%%

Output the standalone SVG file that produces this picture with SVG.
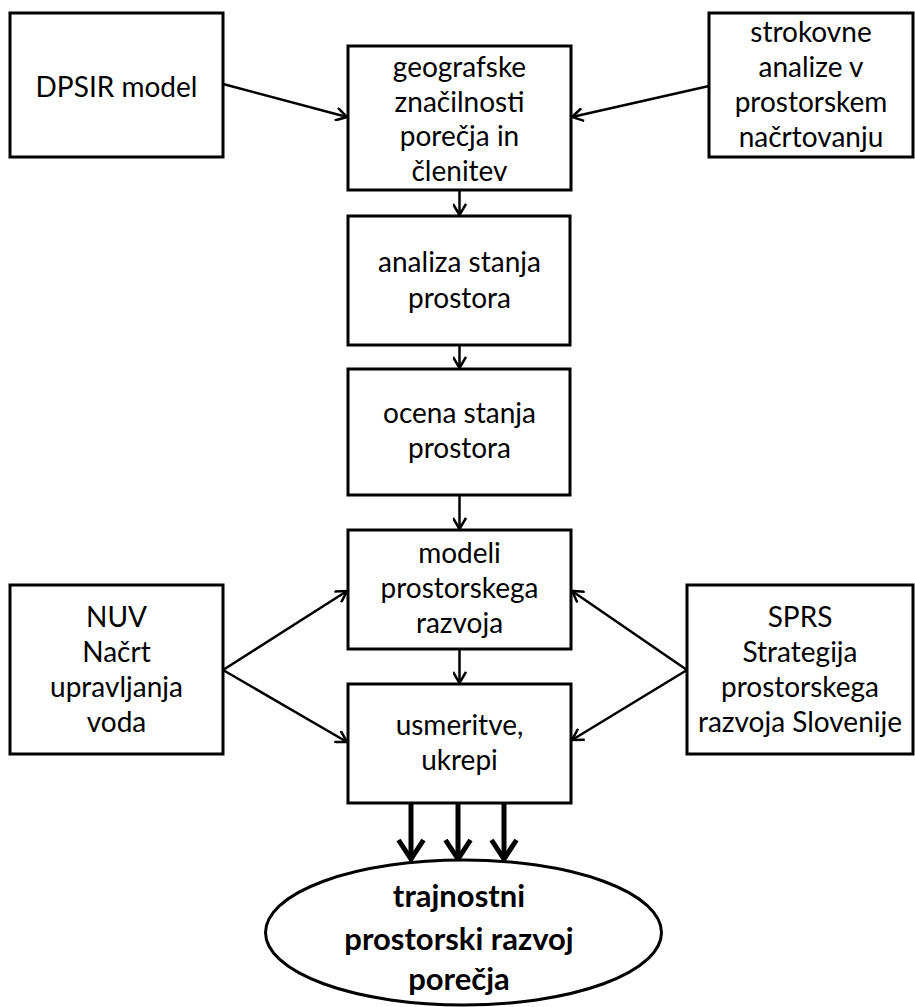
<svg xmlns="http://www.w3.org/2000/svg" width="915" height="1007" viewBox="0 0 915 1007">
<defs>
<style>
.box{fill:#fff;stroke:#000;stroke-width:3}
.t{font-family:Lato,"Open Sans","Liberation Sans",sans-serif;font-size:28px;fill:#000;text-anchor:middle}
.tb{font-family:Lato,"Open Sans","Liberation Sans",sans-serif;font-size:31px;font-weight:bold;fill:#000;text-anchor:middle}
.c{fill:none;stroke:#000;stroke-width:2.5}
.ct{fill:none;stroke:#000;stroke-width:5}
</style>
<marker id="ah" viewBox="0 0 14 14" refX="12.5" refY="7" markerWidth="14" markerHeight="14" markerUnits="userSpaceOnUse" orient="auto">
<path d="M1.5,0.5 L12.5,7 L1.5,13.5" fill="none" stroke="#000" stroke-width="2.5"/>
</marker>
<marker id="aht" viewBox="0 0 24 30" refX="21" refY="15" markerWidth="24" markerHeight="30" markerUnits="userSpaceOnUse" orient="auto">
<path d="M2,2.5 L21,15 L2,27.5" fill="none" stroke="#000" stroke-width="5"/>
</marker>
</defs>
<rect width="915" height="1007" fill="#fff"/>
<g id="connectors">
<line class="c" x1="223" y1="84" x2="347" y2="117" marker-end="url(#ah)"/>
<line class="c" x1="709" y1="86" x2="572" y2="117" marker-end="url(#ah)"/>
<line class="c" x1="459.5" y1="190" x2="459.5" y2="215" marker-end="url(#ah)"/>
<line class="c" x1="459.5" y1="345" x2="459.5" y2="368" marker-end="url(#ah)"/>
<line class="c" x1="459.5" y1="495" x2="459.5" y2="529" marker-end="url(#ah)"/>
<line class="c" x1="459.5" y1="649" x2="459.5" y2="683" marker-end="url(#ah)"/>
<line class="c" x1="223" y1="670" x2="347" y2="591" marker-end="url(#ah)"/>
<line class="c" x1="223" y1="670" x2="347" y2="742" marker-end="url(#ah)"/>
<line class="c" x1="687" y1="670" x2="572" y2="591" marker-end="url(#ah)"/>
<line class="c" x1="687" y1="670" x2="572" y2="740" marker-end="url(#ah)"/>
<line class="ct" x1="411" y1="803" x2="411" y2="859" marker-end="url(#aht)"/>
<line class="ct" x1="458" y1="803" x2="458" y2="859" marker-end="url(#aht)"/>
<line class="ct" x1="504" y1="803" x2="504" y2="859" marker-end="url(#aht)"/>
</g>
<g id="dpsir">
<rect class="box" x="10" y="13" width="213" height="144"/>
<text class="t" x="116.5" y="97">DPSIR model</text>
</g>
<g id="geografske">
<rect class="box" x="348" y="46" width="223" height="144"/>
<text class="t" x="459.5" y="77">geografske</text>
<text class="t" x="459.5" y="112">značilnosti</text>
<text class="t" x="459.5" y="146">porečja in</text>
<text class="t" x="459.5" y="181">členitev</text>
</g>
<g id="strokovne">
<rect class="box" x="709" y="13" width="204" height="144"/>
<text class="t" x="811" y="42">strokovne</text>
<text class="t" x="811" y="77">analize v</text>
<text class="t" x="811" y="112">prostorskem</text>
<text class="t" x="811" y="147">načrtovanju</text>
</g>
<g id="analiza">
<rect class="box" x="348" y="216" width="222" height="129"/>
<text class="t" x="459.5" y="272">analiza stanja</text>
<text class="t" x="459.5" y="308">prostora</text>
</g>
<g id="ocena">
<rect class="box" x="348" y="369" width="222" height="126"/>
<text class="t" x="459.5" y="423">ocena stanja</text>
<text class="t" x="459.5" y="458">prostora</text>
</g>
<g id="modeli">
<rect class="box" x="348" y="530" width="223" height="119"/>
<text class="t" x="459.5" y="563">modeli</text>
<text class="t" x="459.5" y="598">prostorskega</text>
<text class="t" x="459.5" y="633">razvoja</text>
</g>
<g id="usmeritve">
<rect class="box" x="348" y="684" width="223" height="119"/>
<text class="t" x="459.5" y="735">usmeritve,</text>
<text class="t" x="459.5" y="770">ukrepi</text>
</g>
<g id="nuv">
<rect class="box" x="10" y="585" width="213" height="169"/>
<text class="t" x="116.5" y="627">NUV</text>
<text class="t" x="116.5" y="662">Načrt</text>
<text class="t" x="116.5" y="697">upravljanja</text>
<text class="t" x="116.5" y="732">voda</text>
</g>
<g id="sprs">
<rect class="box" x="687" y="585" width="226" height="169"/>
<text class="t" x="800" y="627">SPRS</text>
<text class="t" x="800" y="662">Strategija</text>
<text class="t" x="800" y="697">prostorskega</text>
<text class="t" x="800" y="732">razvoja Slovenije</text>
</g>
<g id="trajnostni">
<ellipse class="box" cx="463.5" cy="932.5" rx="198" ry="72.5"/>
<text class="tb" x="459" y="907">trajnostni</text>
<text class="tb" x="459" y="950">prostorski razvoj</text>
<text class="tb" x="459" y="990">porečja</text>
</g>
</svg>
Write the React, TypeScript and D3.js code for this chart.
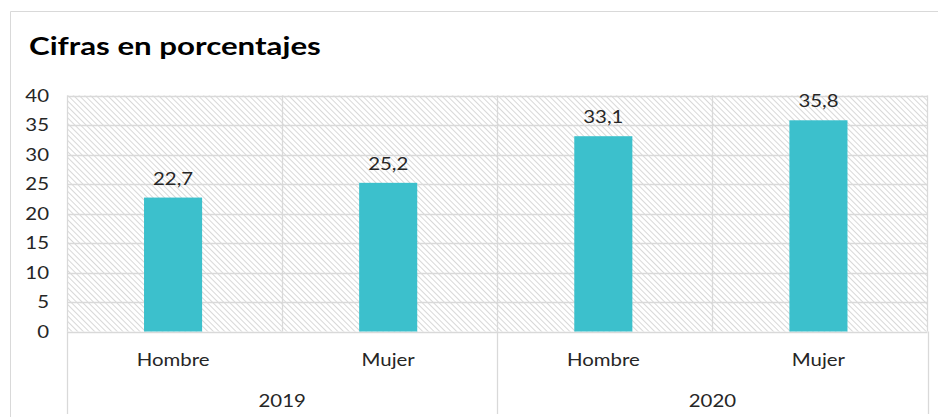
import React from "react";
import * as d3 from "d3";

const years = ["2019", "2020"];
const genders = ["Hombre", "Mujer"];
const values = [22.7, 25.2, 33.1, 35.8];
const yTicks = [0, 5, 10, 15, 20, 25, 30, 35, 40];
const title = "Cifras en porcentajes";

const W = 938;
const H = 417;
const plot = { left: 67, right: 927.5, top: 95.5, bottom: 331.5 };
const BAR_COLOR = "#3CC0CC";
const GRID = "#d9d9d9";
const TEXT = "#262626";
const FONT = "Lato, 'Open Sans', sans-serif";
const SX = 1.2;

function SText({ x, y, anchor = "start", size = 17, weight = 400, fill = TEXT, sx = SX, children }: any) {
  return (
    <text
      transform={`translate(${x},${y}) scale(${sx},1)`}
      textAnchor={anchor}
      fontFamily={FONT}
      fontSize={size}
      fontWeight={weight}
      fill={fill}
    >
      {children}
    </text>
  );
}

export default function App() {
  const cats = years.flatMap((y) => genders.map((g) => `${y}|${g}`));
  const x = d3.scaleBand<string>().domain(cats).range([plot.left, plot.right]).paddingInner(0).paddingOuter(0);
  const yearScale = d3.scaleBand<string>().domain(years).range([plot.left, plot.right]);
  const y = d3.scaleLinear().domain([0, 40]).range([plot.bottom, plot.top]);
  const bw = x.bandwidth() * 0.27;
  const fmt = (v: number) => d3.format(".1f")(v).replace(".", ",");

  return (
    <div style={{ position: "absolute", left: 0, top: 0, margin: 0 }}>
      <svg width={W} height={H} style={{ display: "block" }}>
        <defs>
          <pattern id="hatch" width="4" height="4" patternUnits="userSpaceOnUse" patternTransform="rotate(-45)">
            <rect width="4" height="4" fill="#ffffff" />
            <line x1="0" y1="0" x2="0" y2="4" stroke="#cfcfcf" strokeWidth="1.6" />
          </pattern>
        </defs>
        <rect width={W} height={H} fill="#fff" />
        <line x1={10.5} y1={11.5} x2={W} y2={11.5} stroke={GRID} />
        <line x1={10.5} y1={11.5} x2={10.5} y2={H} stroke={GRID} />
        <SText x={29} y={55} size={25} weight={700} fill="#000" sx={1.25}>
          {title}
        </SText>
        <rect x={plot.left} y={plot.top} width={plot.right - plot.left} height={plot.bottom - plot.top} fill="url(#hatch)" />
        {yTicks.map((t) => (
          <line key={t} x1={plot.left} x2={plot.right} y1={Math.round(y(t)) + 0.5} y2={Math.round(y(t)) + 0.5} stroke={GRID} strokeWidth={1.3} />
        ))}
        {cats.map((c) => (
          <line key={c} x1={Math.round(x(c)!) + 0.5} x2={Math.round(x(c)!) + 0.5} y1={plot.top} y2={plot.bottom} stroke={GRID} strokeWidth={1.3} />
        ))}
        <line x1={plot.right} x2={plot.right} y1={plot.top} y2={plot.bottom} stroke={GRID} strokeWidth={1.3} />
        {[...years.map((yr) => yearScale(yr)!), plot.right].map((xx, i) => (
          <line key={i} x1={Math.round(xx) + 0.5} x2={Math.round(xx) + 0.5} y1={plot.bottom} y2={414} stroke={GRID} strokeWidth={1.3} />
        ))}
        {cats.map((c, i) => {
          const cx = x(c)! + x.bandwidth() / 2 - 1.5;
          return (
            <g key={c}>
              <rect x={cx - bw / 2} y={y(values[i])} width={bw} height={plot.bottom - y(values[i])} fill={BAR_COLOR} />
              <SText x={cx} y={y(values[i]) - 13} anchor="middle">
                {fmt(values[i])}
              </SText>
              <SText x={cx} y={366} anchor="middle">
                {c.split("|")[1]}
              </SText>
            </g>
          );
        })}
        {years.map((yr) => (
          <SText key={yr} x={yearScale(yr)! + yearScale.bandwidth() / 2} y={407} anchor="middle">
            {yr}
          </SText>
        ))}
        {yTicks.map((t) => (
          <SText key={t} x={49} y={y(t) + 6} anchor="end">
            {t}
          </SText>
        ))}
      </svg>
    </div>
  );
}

%%

STATED EXERCISE => Reproduce the lines above starting at the one with "Write the React, TypeScript" and ending at the one with "const fmt = (v: number)", both included, exactly and with no pictures.

ANSWER FOR THE TASK =>
Write the React, TypeScript and D3.js code for this chart.
import React from "react";
import * as d3 from "d3";

const years = ["2019", "2020"];
const genders = ["Hombre", "Mujer"];
const values = [22.7, 25.2, 33.1, 35.8];
const yTicks = [0, 5, 10, 15, 20, 25, 30, 35, 40];
const title = "Cifras en porcentajes";

const W = 938;
const H = 417;
const plot = { left: 67, right: 927.5, top: 95.5, bottom: 331.5 };
const BAR_COLOR = "#3CC0CC";
const GRID = "#d9d9d9";
const TEXT = "#262626";
const FONT = "Lato, 'Open Sans', sans-serif";
const SX = 1.2;

function SText({ x, y, anchor = "start", size = 17, weight = 400, fill = TEXT, sx = SX, children }: any) {
  return (
    <text
      transform={`translate(${x},${y}) scale(${sx},1)`}
      textAnchor={anchor}
      fontFamily={FONT}
      fontSize={size}
      fontWeight={weight}
      fill={fill}
    >
      {children}
    </text>
  );
}

export default function App() {
  const cats = years.flatMap((y) => genders.map((g) => `${y}|${g}`));
  const x = d3.scaleBand<string>().domain(cats).range([plot.left, plot.right]).paddingInner(0).paddingOuter(0);
  const yearScale = d3.scaleBand<string>().domain(years).range([plot.left, plot.right]);
  const y = d3.scaleLinear().domain([0, 40]).range([plot.bottom, plot.top]);
  const bw = x.bandwidth() * 0.27;
  const fmt = (v: number) => d3.format(".1f")(v).replace(".", ",");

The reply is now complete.